- [Data block]
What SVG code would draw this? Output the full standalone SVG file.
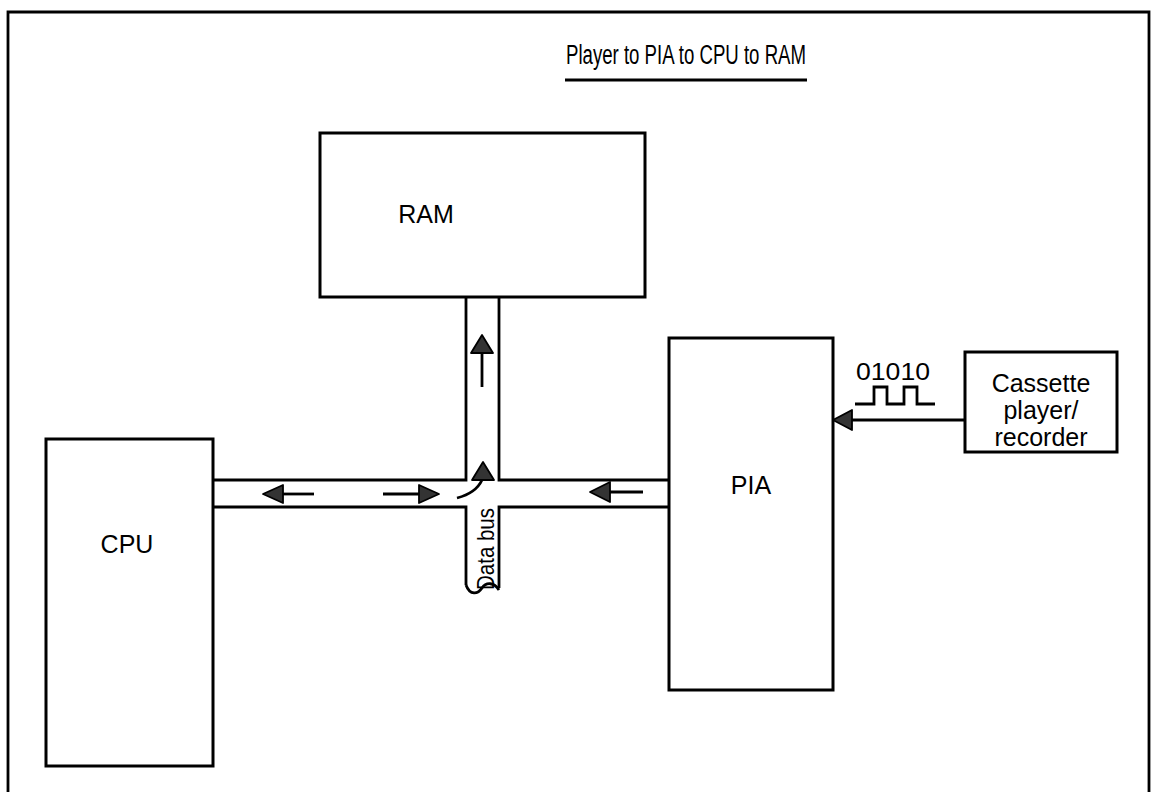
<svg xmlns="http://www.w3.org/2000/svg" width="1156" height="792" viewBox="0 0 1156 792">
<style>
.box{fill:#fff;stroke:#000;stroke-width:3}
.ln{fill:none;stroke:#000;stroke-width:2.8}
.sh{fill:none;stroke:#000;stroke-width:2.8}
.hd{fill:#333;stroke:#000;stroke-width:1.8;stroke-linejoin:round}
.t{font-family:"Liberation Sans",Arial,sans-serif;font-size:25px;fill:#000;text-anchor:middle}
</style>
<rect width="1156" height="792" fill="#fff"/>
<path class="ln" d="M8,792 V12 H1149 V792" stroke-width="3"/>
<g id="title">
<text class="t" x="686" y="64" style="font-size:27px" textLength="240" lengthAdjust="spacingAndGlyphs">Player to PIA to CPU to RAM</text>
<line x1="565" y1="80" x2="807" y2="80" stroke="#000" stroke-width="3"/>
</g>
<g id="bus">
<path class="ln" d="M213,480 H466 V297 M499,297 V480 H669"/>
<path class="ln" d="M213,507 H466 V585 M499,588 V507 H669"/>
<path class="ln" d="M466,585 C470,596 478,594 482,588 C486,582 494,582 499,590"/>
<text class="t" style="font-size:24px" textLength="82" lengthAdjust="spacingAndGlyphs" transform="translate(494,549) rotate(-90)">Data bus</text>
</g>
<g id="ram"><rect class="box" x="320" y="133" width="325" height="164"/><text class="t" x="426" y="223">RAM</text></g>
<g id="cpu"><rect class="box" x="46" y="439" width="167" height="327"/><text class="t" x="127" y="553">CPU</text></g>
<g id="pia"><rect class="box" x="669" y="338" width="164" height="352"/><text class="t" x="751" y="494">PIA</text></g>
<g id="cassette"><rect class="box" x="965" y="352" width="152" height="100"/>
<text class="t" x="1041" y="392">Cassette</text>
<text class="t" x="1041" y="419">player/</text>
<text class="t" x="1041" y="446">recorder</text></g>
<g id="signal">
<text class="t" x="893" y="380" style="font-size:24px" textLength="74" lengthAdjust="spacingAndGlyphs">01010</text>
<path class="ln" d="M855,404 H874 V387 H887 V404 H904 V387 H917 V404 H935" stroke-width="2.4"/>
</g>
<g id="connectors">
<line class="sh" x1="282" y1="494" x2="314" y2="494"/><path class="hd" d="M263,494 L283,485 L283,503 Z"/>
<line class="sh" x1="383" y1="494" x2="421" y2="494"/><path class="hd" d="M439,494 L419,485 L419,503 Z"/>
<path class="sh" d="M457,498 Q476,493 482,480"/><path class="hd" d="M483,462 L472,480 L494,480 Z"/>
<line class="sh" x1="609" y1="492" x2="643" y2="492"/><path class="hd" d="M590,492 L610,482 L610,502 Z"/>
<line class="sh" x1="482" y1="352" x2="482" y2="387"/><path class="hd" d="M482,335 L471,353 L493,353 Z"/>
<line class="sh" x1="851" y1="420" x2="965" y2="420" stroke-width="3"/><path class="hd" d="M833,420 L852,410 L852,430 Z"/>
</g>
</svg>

- [Problem to solve] Every line of the data should be copied as it stands, without the images.

- [Written answer]
What SVG code would draw this? Output the full standalone SVG file.
<svg xmlns="http://www.w3.org/2000/svg" width="1156" height="792" viewBox="0 0 1156 792">
<style>
.box{fill:#fff;stroke:#000;stroke-width:3}
.ln{fill:none;stroke:#000;stroke-width:2.8}
.sh{fill:none;stroke:#000;stroke-width:2.8}
.hd{fill:#333;stroke:#000;stroke-width:1.8;stroke-linejoin:round}
.t{font-family:"Liberation Sans",Arial,sans-serif;font-size:25px;fill:#000;text-anchor:middle}
</style>
<rect width="1156" height="792" fill="#fff"/>
<path class="ln" d="M8,792 V12 H1149 V792" stroke-width="3"/>
<g id="title">
<text class="t" x="686" y="64" style="font-size:27px" textLength="240" lengthAdjust="spacingAndGlyphs">Player to PIA to CPU to RAM</text>
<line x1="565" y1="80" x2="807" y2="80" stroke="#000" stroke-width="3"/>
</g>
<g id="bus">
<path class="ln" d="M213,480 H466 V297 M499,297 V480 H669"/>
<path class="ln" d="M213,507 H466 V585 M499,588 V507 H669"/>
<path class="ln" d="M466,585 C470,596 478,594 482,588 C486,582 494,582 499,590"/>
<text class="t" style="font-size:24px" textLength="82" lengthAdjust="spacingAndGlyphs" transform="translate(494,549) rotate(-90)">Data bus</text>
</g>
<g id="ram"><rect class="box" x="320" y="133" width="325" height="164"/><text class="t" x="426" y="223">RAM</text></g>
<g id="cpu"><rect class="box" x="46" y="439" width="167" height="327"/><text class="t" x="127" y="553">CPU</text></g>
<g id="pia"><rect class="box" x="669" y="338" width="164" height="352"/><text class="t" x="751" y="494">PIA</text></g>
<g id="cassette"><rect class="box" x="965" y="352" width="152" height="100"/>
<text class="t" x="1041" y="392">Cassette</text>
<text class="t" x="1041" y="419">player/</text>
<text class="t" x="1041" y="446">recorder</text></g>
<g id="signal">
<text class="t" x="893" y="380" style="font-size:24px" textLength="74" lengthAdjust="spacingAndGlyphs">01010</text>
<path class="ln" d="M855,404 H874 V387 H887 V404 H904 V387 H917 V404 H935" stroke-width="2.4"/>
</g>
<g id="connectors">
<line class="sh" x1="282" y1="494" x2="314" y2="494"/><path class="hd" d="M263,494 L283,485 L283,503 Z"/>
<line class="sh" x1="383" y1="494" x2="421" y2="494"/><path class="hd" d="M439,494 L419,485 L419,503 Z"/>
<path class="sh" d="M457,498 Q476,493 482,480"/><path class="hd" d="M483,462 L472,480 L494,480 Z"/>
<line class="sh" x1="609" y1="492" x2="643" y2="492"/><path class="hd" d="M590,492 L610,482 L610,502 Z"/>
<line class="sh" x1="482" y1="352" x2="482" y2="387"/><path class="hd" d="M482,335 L471,353 L493,353 Z"/>
<line class="sh" x1="851" y1="420" x2="965" y2="420" stroke-width="3"/><path class="hd" d="M833,420 L852,410 L852,430 Z"/>
</g>
</svg>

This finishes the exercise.